I have never had a dinghy before but will be purchasing one soon for the new boat. Hmm, now I need to think of a name...I'll have to get back to you on this one.
Give it some thought. I'm sure that in your cruising ventures many will meet you who will remember you for years. A good dinghy/mothership name will be rememberd by people you'll never meet but will know a little bit about you simply by what they catch out of the corner of their eye.
I am not sure it is a good idea to name your dinky after the boat. If they see it on shore they KNOW, your not on your boat. I just have numbers on mine.
Boy, Freesail, I bet you're the life of the party wherever you go.

If you go back and read the original post I said the WORST thing is to name your dinghy "T/T Obnoxious Loudmouth Rich Guy"

Now, Pathfinder and Scout as well as Summer Love and Spring fling are different, creative and fun.
I didn't see the oringial post as I find this site cumbersome to use, so far. But do tell me the name of your boat as I am sure there are a few things, some others may need. So Richard, do your very close friends call you Dick ?
My boat was named Nancy Dawson, and if you go to Andrea's thread about naming boats you'll find the origin of that name. I didn't have any name on the dinghy.

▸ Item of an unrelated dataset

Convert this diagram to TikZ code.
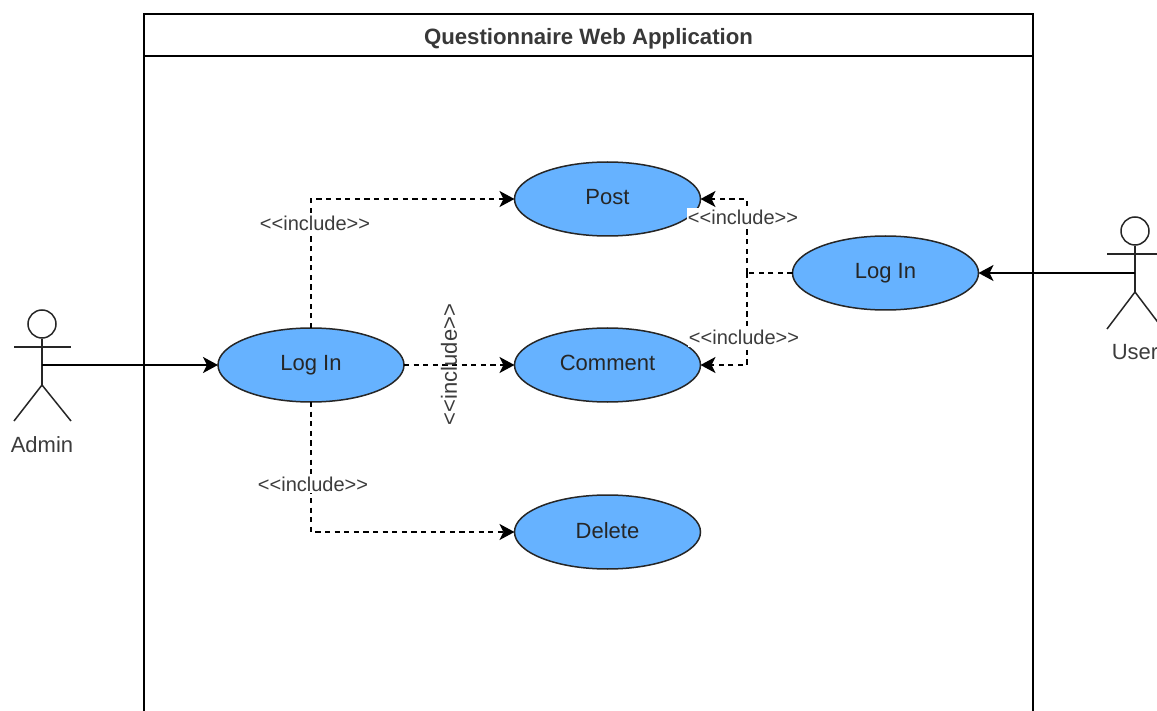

Only people who knew me before 1980 call me Dick. That's when I went to work running a 65' Hatteras and the owners didn't like the name Dick and so I became Captain Richard (better than Captain Ron though I feel some kind of kinship with him).

As I told a guy named "Dick" who was a pain in the butt around the boat yard I used to work in, "I was a Dick when I was growing up. I was a Dick all through high school and college. I was a Dick when I taught Nautical Science at a high school in Louisiana. Then I became Richard and I've been Richard ever since. But YOU, YOU'LL BE A DICK UNTIL THE DAY YOU DIE."

So. all my current friends and lovers call me Richard. I especially liked the way the little French girl I used to live with in Antibes, a town between Cannes and Nice, prounounced it in the throes of extasy "Ree SHAR!
Great answer, pleased to meet you.
Our boat is s/v Don Quixote so of course the dinghy is Sancho Panza. The girls are reserving Dulcinea for the kitten they desperately want to add to the boat. Better hope we find a female.
Excellent!
Don't ask me how I remember things like this, I just do.

Back in 1975 in the underpass on the road leading out to Navy Pier in Chicago someone had spray painted "Dulcinea has great legs!"

Another interesting thread might be favorite graffiti: Mine would have to be the one I saw in the men's room at Tipitina's, one of the world's greatest music clubs, in New Orleans back in the early eighties. It read:

"My mother made me a homosexual"

Beneath it , in different handwriting someone had scribbled

"If I give her the yarn will she make me one, too?"